They didnt during the civil war either. But the state governments have a lot more organizational power so things may be represented as 'state v state' even when its muddier in reality.
Perhaps. But I think the electoral map now is different than it was in 1860.
I haven't done a rigorous version of this, but I don't think Abraham Lincoln won a single county vote south of the Mason-Dixon Line and the Ohio River in the presidential election of 1860...
https://en.wikipedia.org/wiki/1860_...ted_States_Presidential_Election_Counties.svg
There was
very clearly a border between North and South that corresponded exactly with where the states stood on the slavery issue and ended up being the dividing line between Union and Confederacy save for the border states that were convinced (somewhat through skilled political maneuvering but also through the not so veiled threat of federal troops) to remain with the Union with MD, DE, KY, and part of VA/WV. The rainbow of colors across MO makes my point that was the one place where the Civil War was truly a prairie fire civil war.
Compare that to say Texas last time around...
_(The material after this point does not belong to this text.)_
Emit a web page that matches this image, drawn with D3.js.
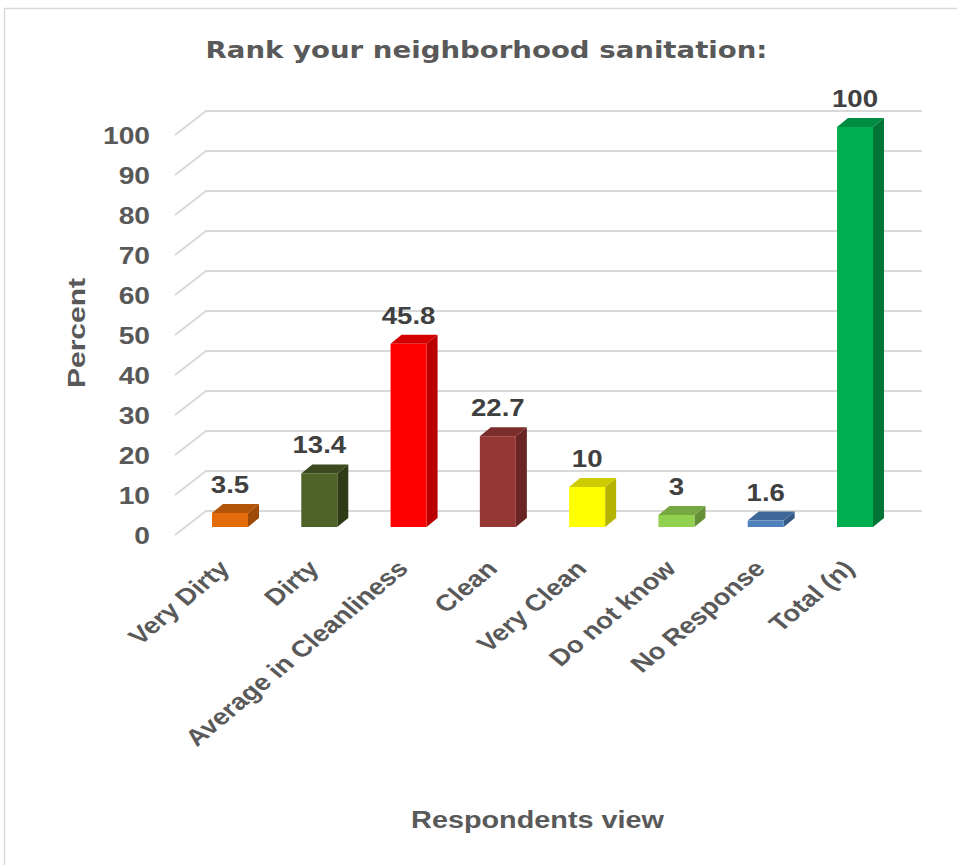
<!DOCTYPE html>
<html>
<head>
<meta charset="utf-8">
<script src="https://cdn.jsdelivr.net/npm/d3@7"></script>
<style>
  html, body { margin: 0; padding: 0; background: #fff; }
  svg { display: block; }
  text { font-family: "Liberation Sans", Arial, sans-serif; font-weight: bold; }
</style>
</head>
<body>
<svg id="chart" width="957" height="865"></svg>
<script>
const chartTitle = "Rank your neighborhood sanitation:";
const xAxisTitle = "Respondents view";
const yAxisTitle = "Percent";
const categories = ["Very Dirty", "Dirty", "Average in Cleanliness", "Clean", "Very Clean", "Do not know", "No Response", "Total (n)"];
const values = [3.5, 13.4, 45.8, 22.7, 10, 3, 1.6, 100];
const yTicks = [0, 10, 20, 30, 40, 50, 60, 70, 80, 90, 100];
const frontColors = ["#E46C0A", "#4F6228", "#FF0000", "#953735", "#FFFF00", "#92D050", "#4F81BD", "#00B050"];
const topColors   = ["#B35508", "#3B4A1E", "#D40000", "#7A2D2B", "#CCCC00", "#75A840", "#3E6898", "#008C40"];
const sideColors  = ["#9E4A06", "#2F3B17", "#B80000", "#682523", "#B3B300", "#648F37", "#365A85", "#007535"];

const svg = d3.select("#chart");
const stretch = 1.2;

// chart border
svg.append("rect").attr("x", 4.5).attr("y", 8.5).attr("width", 1000).attr("height", 1000)
  .attr("fill", "#fff").attr("stroke", "#d9d9d9").attr("stroke-width", 1.5);

const x = d3.scalePoint().domain(categories).range([230, 855]);
const y = d3.scaleLinear().domain([0, 100]).range([527, 127]);
const barW = 36, depthX = 11, depthY = 9;
const wallDX = 31, backOff = -16, frontOff = 8;
const gridLeft = 175, gridRight = 922;

// gridlines (side wall diagonal + back wall horizontal)
svg.append("g").selectAll("path").data(yTicks).join("path")
  .attr("d", v => {
    const p = d3.path();
    p.moveTo(gridLeft, y(v) + frontOff);
    p.lineTo(gridLeft + wallDX, y(v) + backOff);
    p.lineTo(gridRight, y(v) + backOff);
    return p.toString();
  })
  .attr("fill", "none").attr("stroke", "#d9d9d9").attr("stroke-width", 2);

// y tick labels
svg.append("g").selectAll("text").data(yTicks).join("text")
  .attr("transform", v => `translate(150,${y(v) + frontOff + 8.5}) scale(${stretch},1)`)
  .attr("text-anchor", "end").attr("font-size", 23.5).attr("fill", "#595959")
  .text(v => v);

// bars
const bars = svg.append("g").selectAll("g").data(categories).join("g");
bars.append("path")
  .attr("d", (c, i) => {
    const x0 = x(c) + barW / 2, y0 = y(values[i]), y1 = y(0);
    return `M${x0},${y0}L${x0 + depthX},${y0 - depthY}L${x0 + depthX},${y1 - depthY}L${x0},${y1}Z`;
  })
  .attr("fill", (c, i) => sideColors[i]);
bars.append("path")
  .attr("d", (c, i) => {
    const xl = x(c) - barW / 2, xr = x(c) + barW / 2, y0 = y(values[i]);
    return `M${xl},${y0}L${xl + depthX},${y0 - depthY}L${xr + depthX},${y0 - depthY}L${xr},${y0}Z`;
  })
  .attr("fill", (c, i) => topColors[i]);
bars.append("rect")
  .attr("x", c => x(c) - barW / 2)
  .attr("y", (c, i) => y(values[i]))
  .attr("width", barW)
  .attr("height", (c, i) => y(0) - y(values[i]))
  .attr("fill", (c, i) => frontColors[i]);

// data labels
svg.append("g").selectAll("text").data(categories).join("text")
  .attr("transform", (c, i) => `translate(${x(c)},${y(values[i]) - 20}) scale(${stretch},1)`)
  .attr("text-anchor", "middle").attr("font-size", 23).attr("fill", "#404040")
  .text((c, i) => values[i]);

// category labels (rotated, then stretched horizontally like the reference)
svg.append("g").selectAll("text").data(categories).join("text")
  .attr("transform", c => `translate(${x(c) + 1},${570}) scale(${stretch},1) rotate(-45)`)
  .attr("text-anchor", "end").attr("font-size", 23).attr("fill", "#595959")
  .text(c => c);

// title
svg.append("text")
  .attr("transform", `translate(486.5,58) scale(${stretch},1)`)
  .attr("text-anchor", "middle")
  .style("font-family", "'DejaVu Sans', Verdana, sans-serif")
  .attr("font-size", 23).attr("fill", "#595959")
  .text(chartTitle);

// axis titles
svg.append("text")
  .attr("transform", `translate(537.5,828) scale(${stretch},1)`)
  .attr("text-anchor", "middle").attr("font-size", 24).attr("fill", "#595959")
  .text(xAxisTitle);
svg.append("text")
  .attr("transform", "translate(85,333) rotate(-90) scale(1.25,1)")
  .attr("text-anchor", "middle").attr("font-size", 24).attr("fill", "#595959")
  .text(yAxisTitle);
</script>
</body>
</html>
Team Blue won the Metroplex, Houston, Austin, San Antonio, and El Paso very handily. Not so in 1860. It wasn't like Atlanta and New Orleans voted for Lincoln in 1860. The antebellum South didn't have urban enclaves of people who found common political cause with the people in Boston, New York, Philadelphia, and Washington the same way people living in the large metro areas of the South and the West do nowadays.